Ans. For “the person in charge of the vessel” or his authorized agent in India this ocean freight was neither inward service nor an outward service. There was confusion in the industry as to from whom he shall collect the tax and whether credit would be available to the person who bears the incidence of the tax. While there was no clarification on this, it was logical that “the person in charge of the vessel” or his authorized agent in India shall collect the tax from the Importer, however whether the credit of such service tax was available to the Importer was a question due to non availability of prescribed and valid documentation against which credit could be taken. May be the Importer might save the challan, against which credit is claimed.
4. What will be the value on which service Tax shall be paid?
Ans. In case of CIF or CFR transaction the ocean freight is paid by the Exporter to the Foreign Shipper. Neither the Importer nor the “the person in charge of the vessel” or his authorized agent in India were aware of the value of Ocean Freight. However, practically the service tax was paid on the Freight declared in the bill of entry for payment of customs duty.
From 23rd April 2017:
All the above stated practical issues have been resolved by the issue of Notification No. 13/2017 – ST, Notification No. 14/2017 – ST, and Notification No. 15/2017 – ST dated 13th April 2017 and effective from 23rd April 2017.
The combined effect of these notifications is that in case of CIF or CFR transaction where the ocean freight is paid by the Exporter to the Foreign Shipper for transport of goods to India,
1. The person liable to pay tax under reverse charge shall be the Importer of goods and not the “the person in charge of the vessel” or his authorized agent in India. Hence the Importer was eligible to tax the CENVAT credit based on eligible document.
2. The point of taxation shall be the date of bill of lading.
3. As the Importer is not aware of the value of Ocean Freight, he has an option to pay an amount calculated at the rate of 1.4% of the sum of cost, insurance and freight (CIF) value of such imported goods.
Given below is the summary of the waves in the taxability of Ocean Freight in case of Import:-
TAXABILITY OF OCEAN FREIGHT ON EXPORT TRANSACTION:
As discussed earlier in case of export, the place of provision of service as per Rule 10 of Place of Provision of Service Rules, 2012 shall be the destination of the goods. Ocean freight in case of export transaction is not taxable under Service Tax.
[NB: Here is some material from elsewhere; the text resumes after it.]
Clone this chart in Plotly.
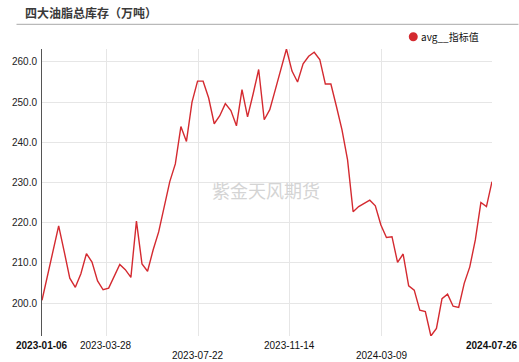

The question here is when a transporter based in India, is charging ocean freight for transport of goods outside India, is it export of service as the place of provision of service is outside India?
Ans. To be regarded as export of service, the conditions specified in Rule 6A of the Service Tax Rules, 1994 shall be satisfied. Mere place of provision of service being outside India, does not qualify a service as export of service. Hence if the conditions specified in Rule 6A of the Service Tax Rules, 1994 are not satisfied then the service shall be regarded as exempted service in the hands of the transporter and to this extent, the transporter would not be entitled to any CENVAT credit on the input services utilised in providing such service. Further, the reversal under Rule 6 of the Cenvat Credit Rules, 2004 would apply in respect of the common input services used by him.
Thus the taxability of Ocean Freight underwent numerous changes which created lot of confusion in the Industry and is now finally settled. However in view of the fact that GST might be a reality by 1st July 2017; these amendments could have been avoided by the government.